Take the test now. Three minutes for the quick mode, around seven for the full curve. Calibration happens at the start so the numbers are comparable across sessions on the same device.

If you are managing post-treatment symptoms after a documented tick-borne infection, save the baseline, retake if symptoms persist, and bring the trend to your clinician. The curve joins the rest of the picture rather than replacing any of it.

References

  • Raja, H., Starr, M. R., & Bakri, S. J. (2016). Ocular manifestations of tick-borne diseases. Survey of Ophthalmology, 61(6), 726–744. The most-cited recent comprehensive review of tick-borne ocular involvement, and the anchor for the calibration that Lyme and RMSF have relatively common vision-threatening manifestations while babesiosis, ehrlichiosis, and anaplasmosis are rare.
  • Reed, J. B., Scales, D. K., Wong, M. T., Lattuada, C. P., Dolan, M. J., & Schwab, I. R. (1998). Bartonella henselae neuroretinitis in cat scratch disease: diagnosis, management, and sequelae. Ophthalmology, 105(3), 459–466. Seminal case series of seven patients — the most-cited primary source for the Bartonella neuroretinitis finding that anchors this post.
  • Solley, W. A., Martin, D. F., Newman, N. J., King, R., Callanan, D. G., Zacchei, T., et al. (1999). Cat scratch disease: posterior segment manifestations. Ophthalmology, 106, 1546–1553. Extended the Reed et al. series to a broader range of posterior-segment findings — focal retinitis, branch retinal artery occlusion, choroiditis, exudative retinal detachment.
  • Ortiz, J. M., & Eagle, R. C., Jr. (1982). Ocular findings in human babesiosis (Nantucket fever). American Journal of Ophthalmology, 93(3), 307–311. The foundational paper on the sparse ocular literature in babesiosis — retinal haemorrhages, nerve-fibre-layer infarcts, papillitis.
  • Smith, T. W., & Burton, T. C. (1977). The retinal manifestations of Rocky Mountain spotted fever. American Journal of Ophthalmology, 84(2), 259–262. The foundational paper on RMSF retinal findings; the vasculitic mechanism it describes underpins the wider rickettsial ocular literature.
  • Vannier, E., & Krause, P. J. (2012). Human babesiosis. New England Journal of Medicine, 366, 2397–2407. Standard recent review — epidemiology, transmission, clinical features, diagnosis, treatment.
  • Pelli, D. G., Robson, J. G., & Wilkins, A. J. (1988). The design of a new letter chart for measuring contrast sensitivity. Clinical Vision Sciences, 2, 187–199. Source for the ±0.15 log test-retest repeatability and ±0.30 log clinically-meaningful-change figures.

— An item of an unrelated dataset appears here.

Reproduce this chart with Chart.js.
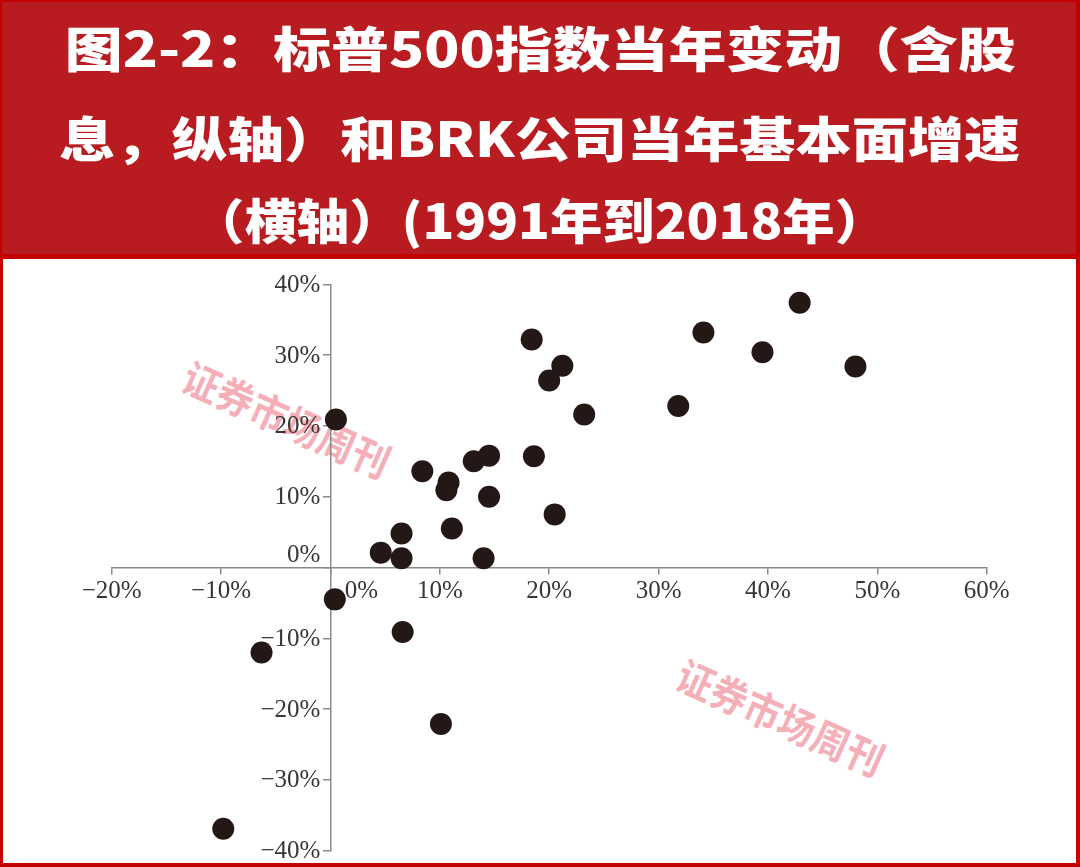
<!DOCTYPE html>
<html>
<head>
<meta charset="utf-8">
<script src="https://cdn.jsdelivr.net/npm/chart.js@4.4.1/dist/chart.umd.min.js"></script>
<style>
  html, body { margin: 0; padding: 0; }
  body { width: 1080px; height: 867px; background: #c40000; position: relative; overflow: hidden; }
  #banner { position: absolute; left: 2px; top: 2px; width: 1074px; height: 252px; background: #b81c21; }
  .tline { position: absolute; left: 0; width: 1080px; text-align: center; white-space: nowrap;
           font-family: "Noto Sans CJK SC", sans-serif; font-weight: 900; font-size: 48px; color: #fff; line-height: 1; }
  .tline span { display: inline-block; transform-origin: center center; }
  #plot { position: absolute; left: 3px; top: 259px; width: 1073px; height: 604px; background: #fff; }
  .wm { position: absolute; font-family: "Noto Sans CJK SC", serif; font-weight: 700; font-size: 37px;
        color: rgba(240, 145, 158, 0.72); white-space: nowrap; transform-origin: center center; line-height: 1; }
  #cv { position: absolute; left: 0; top: 259px; }
</style>
</head>
<body>
<div id="banner"></div>
<div class="tline" id="t1" style="top:22px"><span>图2-2：标普500指数当年变动（含股</span></div>
<div class="tline" id="t2" style="top:112px"><span>息，纵轴）和BRK公司当年基本面增速</span></div>
<div class="tline" id="t3" style="top:194px"><span>（横轴）(1991年到2018年）</span></div>
<div id="plot"></div>
<div class="wm" id="wm1">证券市场周刊</div>
<div class="wm" id="wm2">证券市场周刊</div>
<canvas id="cv" width="1080" height="605" style="width:1080px;height:605px"></canvas>
<script>
// BRK fundamental growth (x, %) and S&P 500 annual change incl. dividends (y, %), 1991-2018
const brkGrowth = [0.5, 18.4, 20.0, 21.2, 8.4, 10.8, 10.6, 13.1, 14.5, 18.6, 14.5, 20.5, 11.1, 6.5,
                   4.6, 6.5, 14.0, 42.9, 34.1, 39.5, 48.0, 23.2, 31.8, 0.4, 6.6, -6.3, 10.1, -9.8];
const spReturn  = [20.9, 32.2, 26.4, 28.5, 13.6, 12.0, 10.9, 15.0, 15.8, 15.7, 10.0, 7.5, 5.5, 4.8,
                   2.1, 1.3, 1.3, 37.4, 33.2, 30.4, 28.4, 21.6, 22.8, -4.5, -9.1, -12.0, -22.1, -36.9];
const xTicks = [-20, -10, 0, 10, 20, 30, 40, 50, 60];
const yTicks = [-40, -30, -20, -10, 0, 10, 20, 30, 40];
const watermark = "证券市场周刊";

// title fitting
const targets = { t1: [65, 1016], t2: [58, 1019], t3: [193, 888] };
function fitTitles() {
  for (const id in targets) {
    const sp = document.querySelector('#' + id + ' span');
    sp.style.transform = 'none';
    const w = sp.getBoundingClientRect().width;
    const [a, b] = targets[id];
    const s = (b - a) / w;
    sp.style.transform = 'scaleX(' + s.toFixed(4) + ')';
  }
}
fitTitles();
if (document.fonts && document.fonts.ready) document.fonts.ready.then(fitTitles);

function placeWm(el, cx, cy, ang) {
  const r = el.getBoundingClientRect();
  el.style.left = (cx - r.width / 2) + 'px';
  el.style.top = (cy - r.height / 2) + 'px';
  el.style.transform = 'rotate(' + ang + 'deg) scaleY(1.1)';
}
const wm1 = document.getElementById('wm1'), wm2 = document.getElementById('wm2');
wm1.textContent = watermark; wm2.textContent = watermark;
placeWm(wm1, 287, 418, 24);
placeWm(wm2, 781, 716, 24);

const points = brkGrowth.map((x, i) => ({ x: x, y: spReturn[i] }));
const axisColor = '#8a8a8a';
const labelFont = { family: '"Liberation Serif", "Times New Roman", serif', size: 25 };
const labelColor = '#3a3534';
const fmt = (v) => (v < 0 ? '\u2212' + Math.abs(v) : v) + '%';

// y-axis labels (drawn left of the centred axis) and the two offset "0%" labels
const axisLabels = {
  id: 'axisLabels',
  afterDraw(chart) {
    const ctx = chart.ctx;
    const xs = chart.scales.x, ys = chart.scales.y;
    const x0 = xs.getPixelForValue(0), y0 = ys.getPixelForValue(0);
    ctx.save();
    ctx.font = labelFont.size + 'px ' + labelFont.family;
    ctx.fillStyle = labelColor;
    ctx.textBaseline = 'middle';
    ctx.textAlign = 'right';
    yTicks.forEach(v => {
      if (v === 0) return;
      ctx.fillText(fmt(v), x0 - 10, ys.getPixelForValue(v) + 1);
    });
    ctx.fillText('0%', x0 - 10, y0 - 12);
    ctx.textAlign = 'center';
    ctx.fillText('0%', x0 + 31, y0 + 24);
    ctx.restore();
  }
};

new Chart(document.getElementById('cv'), {
  type: 'scatter',
  data: {
    datasets: [{
      data: points,
      backgroundColor: '#231815',
      borderColor: '#231815',
      borderWidth: 0,
      pointRadius: 11,
      pointHoverRadius: 11
    }]
  },
  options: {
    responsive: false,
    animation: false,
    events: [],
    layout: { padding: { left: 111.7, right: 93.3, top: 25.3, bottom: 13.3 } },
    plugins: { legend: { display: false }, tooltip: { enabled: false }, title: { display: false } },
    scales: {
      x: {
        type: 'linear',
        position: { y: 0 },
        min: -20, max: 60,
        afterFit: (s) => { s.height = 0; },
        afterBuildTicks: (s) => { s.ticks = xTicks.map(v => ({ value: v })); },
        border: { display: true, color: axisColor, width: 1.5 },
        grid: { drawOnChartArea: false, drawTicks: true, tickLength: 6, color: axisColor, lineWidth: 1.5 },
        ticks: {
          font: labelFont, color: labelColor, padding: 3, maxRotation: 0, autoSkip: false,
          callback: (v) => v === 0 ? '' : fmt(v)
        }
      },
      y: {
        type: 'linear',
        position: { x: 0 },
        min: -40, max: 40,
        afterFit: (s) => { s.width = 0; },
        afterBuildTicks: (s) => { s.ticks = yTicks.map(v => ({ value: v })); },
        border: { display: true, color: axisColor, width: 1.5 },
        grid: { drawOnChartArea: false, drawTicks: true, tickLength: 7, color: axisColor, lineWidth: 1.5 },
        ticks: { display: false, font: labelFont, color: labelColor }
      }
    }
  },
  plugins: [axisLabels]
});
</script>
</body>
</html>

A note on what we did not cite

The patient-advocacy clinical literature on chronic Bartonella and chronic Babesia, the Lyme-literate-clinician-network publications, and the broader chronic-co-infection framework sit outside the references above. That literature exists; selectively quoting from it without the methodological framing a fair evaluation requires risks misrepresenting either side. We recommend reading the relevant primary sources directly if those frameworks bear on your decisions.